I had to really chuckle at the snake issues in the book. The younger sister wants a snake - but the older sister is afraid of snakes. The younger sister gets one anyway. (I hate snakes....I couldn't live in a house with a snake or travel in a van with a snake....she totally won my respect there. I wouldn't have done it!) They call it "the incident".

The vignettes are real and relatable. I had to laugh at the section where they want a pet. They try fish. Fish die. They get another one. Finally, after a few tries at keeping fish, they decide to try something else. This is juxtaposed by the announcement that they're going to have a little brother. I thought that was pretty funny next to the pet conversations.

All in all, it's a fun book. It is a great read for girls who have a sister, or wish they had a sister, or wish they didn't have a sister.

Tuesday, March 3, 2015

The Rosie Project (Graeme Simsion)

I came by this book quite by chance. One of my co-workers came and brought it to me and said I should read it. It was my turn to pick the book for our book club and it seemed like a good choice. I wanted to pick a romance of sorts. I chose this one because it isn't a mushy Nicholas Sparks book, but rather, a funny odd story of finding love.

In the end it made for a really great book club discussion. One of the ladies in our book club also bought the second book and had started it, but she didn't have very good reviews. She tried to pawn it off on anyone that would take it. In the end, she went home with it.

I looked up the author. He has quite an online presence: twitter, Ted talks, website, even the main character, Don Tillman, has a twitter account. He seems a lot like Don Tillman - an (pompous?) intellectual who seems a little abrasive and dull in interviews. It's his first fiction book. He claims to have written it in a short time. It has been translated into 30 languages and is to be made into a movie.

Perhaps it's his huge success that brings out my negativity. I'm jealous!

I quite enjoyed the main character. It never says in the book that he has aspergers or autism - but it sure sounds like he does. He is quirky and funny and reminds me of quite a few people I know! I have a feeling there's a few "spectrum types" in my family....or maybe there's just a bit of Don Tillman in me. I don't know. All I know is I found his matter of fact logic quite hilarious:

p. 291 It was a very reasonable explanation. I wished Rosie had provided this background information prior to me holding her stepfather's head on the floor with blood pouring out from his nose.


Goodreads summary:


An international sensation, this hilarious, feel-good novel is narrated by an oddly charming and socially challenged genetics professor on an unusual quest: to find out if he is capable of true love.

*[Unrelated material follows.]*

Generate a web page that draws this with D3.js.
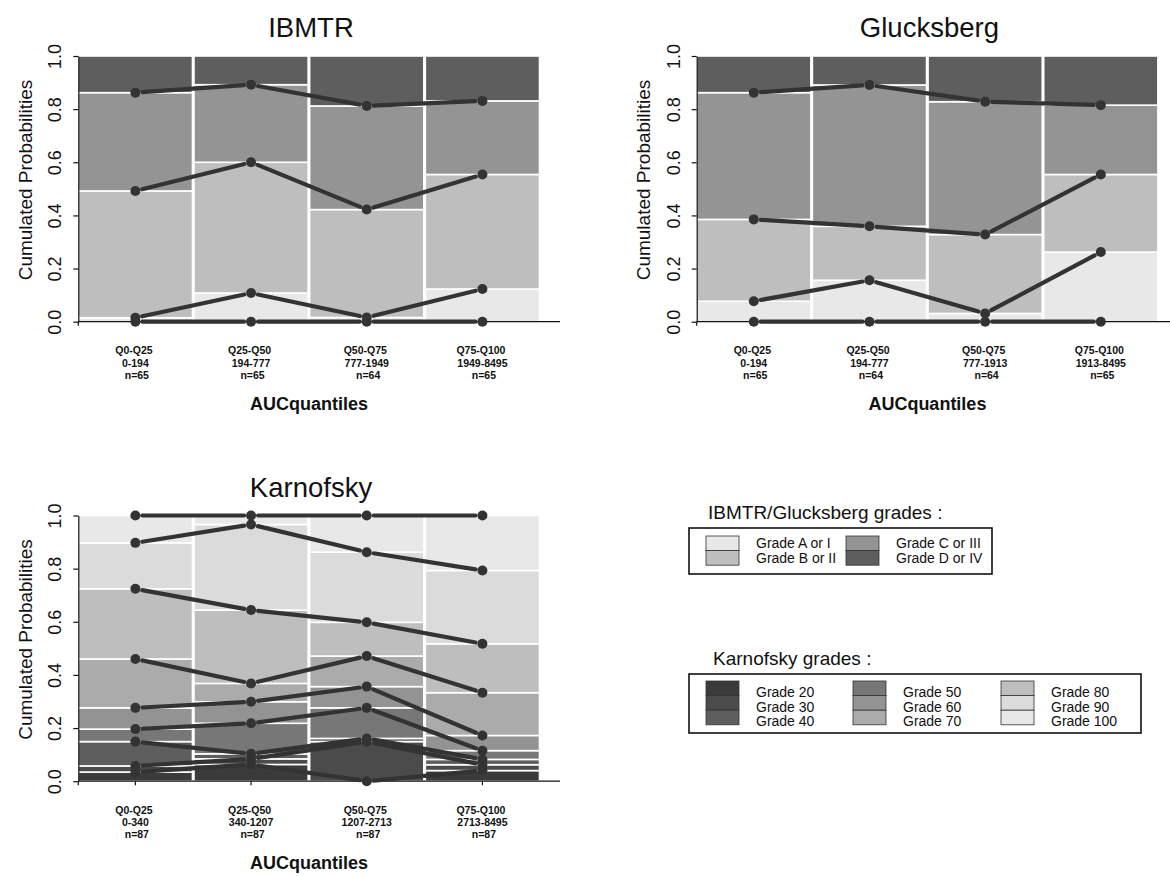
<!DOCTYPE html>
<html>
<head>
<meta charset="utf-8">
<script src="https://cdn.jsdelivr.net/npm/d3@7"></script>
<style>
  body { margin: 0; background: #fff; }
  svg { display: block; font-family: "Liberation Sans", Arial, sans-serif; }
  .xlab { white-space: pre; }
</style>
</head>
<body>
<svg id="chart" width="1170" height="876"></svg>
<script>
// ---- categories and tick labels ----
const quantiles = ["Q0-Q25", "Q25-Q50", "Q50-Q75", "Q75-Q100"];
const ibmtrRanges = ["0-194", "194-777", "777-1949", "1949-8495"];
const ibmtrN = [65, 65, 64, 65];
const glucksbergRanges = ["0-194", "194-777", "777-1913", "1913-8495"];
const glucksbergN = [65, 64, 64, 65];
const karnofskyRanges = ["0-340", "340-1207", "1207-2713", "2713-8495"];
const karnofskyN = [87, 87, 87, 87];
const yTicks = [0, 0.2, 0.4, 0.6, 0.8, 1.0];

// ---- IBMTR: cumulated probabilities (upper bound of each grade) ----
const ibmtrCumA = [0.015, 0.108, 0.016, 0.123];
const ibmtrCumB = [0.492, 0.600, 0.422, 0.554];
const ibmtrCumC = [0.862, 0.892, 0.812, 0.831];
const ibmtrCumD = [1, 1, 1, 1];

// ---- Glucksberg ----
const gluckCumA = [0.077, 0.156, 0.031, 0.262];
const gluckCumB = [0.385, 0.359, 0.328, 0.554];
const gluckCumC = [0.862, 0.891, 0.828, 0.815];
const gluckCumD = [1, 1, 1, 1];

// ---- Karnofsky ----
const karnCum20  = [0.0345, 0.063, 0.000, 0.040];
const karnCum30  = [0.0575, 0.084, 0.149, 0.062];
const karnCum40  = [0.149, 0.103, 0.161, 0.082];
const karnCum50  = [0.196, 0.218, 0.276, 0.115];
const karnCum60  = [0.276, 0.299, 0.356, 0.172];
const karnCum70  = [0.460, 0.368, 0.471, 0.333];
const karnCum80  = [0.724, 0.644, 0.598, 0.517];
const karnCum90  = [0.897, 0.966, 0.862, 0.793];
const karnCum100 = [1, 1, 1, 1];

// ---- grade names and fills ----
const ibmtrGrades = ["Grade A or I", "Grade B or II", "Grade C or III", "Grade D or IV"];
const ibmtrFills = ["#e8e8e8", "#bebebe", "#949494", "#5e5e5e"];
const karnGrades = ["Grade 20", "Grade 30", "Grade 40", "Grade 50", "Grade 60",
                    "Grade 70", "Grade 80", "Grade 90", "Grade 100"];
const karnFills = ["#3b3b3b", "#4b4b4b", "#5e5e5e", "#777777", "#939393",
                   "#ababab", "#bebebe", "#dbdbdb", "#e8e8e8"];

const svg = d3.select("#chart");
const INK = "#333333";

function drawPanel(opts) {
  const g = svg.append("g").attr("transform", `translate(${opts.dx},${opts.dy})`);
  const x = d3.scaleBand().domain(quantiles).range([78.3, 539.5]).paddingInner(0.013);
  const y = d3.scaleLinear().domain([0, 1]).range([321.7, 56]);
  const cx = q => x(q) + x.bandwidth() / 2;

  // stacked bars
  const segs = [];
  quantiles.forEach((q, i) => {
    let lo = 0;
    opts.cums.forEach((arr, k) => {
      segs.push({ q, lo, hi: arr[i], fill: opts.fills[k] });
      lo = arr[i];
    });
  });
  g.append("g").selectAll("rect").data(segs.filter(d => d.hi > d.lo)).join("rect")
    .attr("x", d => x(d.q))
    .attr("width", x.bandwidth())
    .attr("y", d => y(d.hi))
    .attr("height", d => y(d.lo) - y(d.hi))
    .attr("fill", d => d.fill)
    .attr("stroke", "#fff")
    .attr("stroke-width", 1.6);

  // y axis
  const ya = g.append("g").attr("transform", `translate(${x.range()[0]},0)`)
    .call(d3.axisLeft(y).tickValues(yTicks).tickFormat(d3.format(".1f")).tickSize(5).tickSizeOuter(0));
  ya.select(".domain").attr("stroke", "#111").attr("stroke-width", 1.2);
  ya.selectAll(".tick line").attr("stroke", "#111").attr("stroke-width", 1.2);
  ya.selectAll(".tick text")
    .attr("transform", "rotate(-90)")
    .attr("x", 0).attr("y", -17).attr("dy", null)
    .attr("text-anchor", "middle")
    .attr("fill", "#111")
    .style("font-size", "18px")
    .style("font-family", "'Liberation Sans', Arial, sans-serif");

  // x axis
  const xa = g.append("g").attr("transform", `translate(0,${y(0)})`)
    .call(d3.axisBottom(x).tickSize(4).tickSizeOuter(0).tickFormat(""));
  xa.select(".domain").attr("d", `M${x.range()[0]},0H560`).attr("stroke", "#111").attr("stroke-width", 1.2);
  xa.selectAll(".tick line").attr("stroke", "#111").attr("stroke-width", 1.2);
  xa.append("line").attr("x1", x.range()[0]).attr("x2", x.range()[0]).attr("y1", 0).attr("y2", 4)
    .attr("stroke", "#111").attr("stroke-width", 1.2);

  // three-line category labels: quantile, value range, group size
  const labelLines = [
    { dy: 32.6, text: (d, i) => d + " " },
    { dy: 44.8, text: (d, i) => " " + opts.ranges[i] + " " },
    { dy: 57.0, text: (d, i) => " n=" + opts.ns[i] }
  ];
  labelLines.forEach(line => {
    g.append("g").selectAll("text").data(quantiles).join("text")
      .attr("class", "xlab")
      .attr("x", d => cx(d)).attr("y", y(0) + line.dy)
      .attr("text-anchor", "middle")
      .attr("font-size", 10.5).attr("font-weight", "bold").attr("fill", "#111")
      .text(line.text);
  });

  // connecting lines (gapped around each point) and points
  const gap = 7;
  const lineSegs = [];
  const pts = [];
  opts.levels.forEach(arr => {
    quantiles.forEach((q, i) => {
      pts.push({ x: cx(q), y: y(arr[i]) });
      if (i < quantiles.length - 1) {
        const x1 = cx(q), y1 = y(arr[i]);
        const x2 = cx(quantiles[i + 1]), y2 = y(arr[i + 1]);
        const len = Math.hypot(x2 - x1, y2 - y1);
        const ux = (x2 - x1) / len, uy = (y2 - y1) / len;
        lineSegs.push({ x1: x1 + ux * gap, y1: y1 + uy * gap, x2: x2 - ux * gap, y2: y2 - uy * gap });
      }
    });
  });
  g.append("g").selectAll("line").data(lineSegs).join("line")
    .attr("x1", d => d.x1).attr("y1", d => d.y1)
    .attr("x2", d => d.x2).attr("y2", d => d.y2)
    .attr("stroke", INK).attr("stroke-width", 4.2).attr("stroke-linecap", "round");
  g.append("g").selectAll("circle").data(pts).join("circle")
    .attr("cx", d => d.x).attr("cy", d => d.y).attr("r", 5).attr("fill", INK);

  // titles
  g.append("text").attr("x", 311).attr("y", 37.3).attr("text-anchor", "middle")
    .attr("font-size", 27.5).attr("fill", "#111").text(opts.title);
  g.append("text").attr("x", 309).attr("y", y(0) + 88).attr("text-anchor", "middle")
    .attr("font-size", 18).attr("font-weight", "bold").attr("fill", "#111").text("AUCquantiles");
  g.append("text").attr("transform", "translate(32,180) rotate(-90)").attr("text-anchor", "middle")
    .attr("font-size", 19).attr("fill", "#111").text("Cumulated Probabilities");
}

drawPanel({
  dx: 0, dy: 0, title: "IBMTR", ranges: ibmtrRanges, ns: ibmtrN,
  cums: [ibmtrCumA, ibmtrCumB, ibmtrCumC, ibmtrCumD], fills: ibmtrFills,
  levels: [[0, 0, 0, 0], ibmtrCumA, ibmtrCumB, ibmtrCumC]
});
drawPanel({
  dx: 618.4, dy: 0, title: "Glucksberg", ranges: glucksbergRanges, ns: glucksbergN,
  cums: [gluckCumA, gluckCumB, gluckCumC, gluckCumD], fills: ibmtrFills,
  levels: [[0, 0, 0, 0], gluckCumA, gluckCumB, gluckCumC]
});
const karnCums = [karnCum20, karnCum30, karnCum40, karnCum50, karnCum60,
                  karnCum70, karnCum80, karnCum90, karnCum100];
drawPanel({
  dx: 0, dy: 459.5, title: "Karnofsky", ranges: karnofskyRanges, ns: karnofskyN,
  cums: karnCums, fills: karnFills, levels: karnCums
});

// ---- legends ----
function drawLegend(opts) {
  const g = svg.append("g");
  g.append("text").attr("x", opts.titleX).attr("y", opts.titleY)
    .attr("font-size", 19).attr("fill", "#111").text(opts.title);
  g.append("rect").attr("x", opts.box[0]).attr("y", opts.box[1])
    .attr("width", opts.box[2]).attr("height", opts.box[3])
    .attr("fill", "none").attr("stroke", "#111").attr("stroke-width", 1.6);
  const items = opts.names.map((n, i) => ({
    name: n, fill: opts.fills[i],
    col: Math.floor(i / opts.rows), row: i % opts.rows
  }));
  const it = g.selectAll("g.item").data(items).join("g").attr("class", "item")
    .attr("transform", d => `translate(${opts.colX[d.col]},${opts.rowY0 + d.row * 14.6})`);
  it.append("rect").attr("width", 33).attr("height", 14.6)
    .attr("fill", d => d.fill).attr("stroke", "#333").attr("stroke-width", 0.8);
  it.append("text").attr("x", 50).attr("y", 12 + opts.textShift).attr("font-size", 14).attr("fill", "#111")
    .text(d => d.name);
}

drawLegend({
  title: "IBMTR/Glucksberg grades :", titleX: 708, titleY: 519,
  box: [689, 528, 303, 46], names: ibmtrGrades, fills: ibmtrFills,
  rows: 2, colX: [706, 846], rowY0: 536, textShift: 0
});
drawLegend({
  title: "Karnofsky grades :", titleX: 713, titleY: 665,
  box: [689, 674, 452, 59], names: karnGrades, fills: karnFills,
  rows: 3, colX: [706, 853, 1001], rowY0: 681, textShift: 4
});
</script>
</body>
</html>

Don Tillman, professor of genetics, has never been on a second date. He is a man who can count all his friends on the fingers of one hand, whose lifelong difficulty with social rituals has convinced him that he is simply not wired for romance. So when an acquaintance informs him that he would make a “wonderful” husband, his first reaction is shock. Yet he must concede to the statistical probability that there is someone for everyone, and he embarks upon The Wife Project. In the orderly, evidence-based manner with which he approaches all things, Don sets out to find the perfect partner. She will be punctual and logical—most definitely not a barmaid, a smoker, a drinker, or a late-arriver.


Yet Rosie Jarman is all these things. She is also beguiling, fiery, intelligent—and on a quest of her own. She is looking for her biological father, a search that a certain DNA expert might be able to help her with. Don's Wife Project takes a back burner to the Father Project and an unlikely relationship blooms, forcing the scientifically minded geneticist to confront the spontaneous whirlwind that is Rosie—and the realization that love is not always what looks good on paper.

          The Rosie Project is a moving and hilarious novel for anyone who has ever tenaciously
         gone after life or love in the face of overwhelming challenges.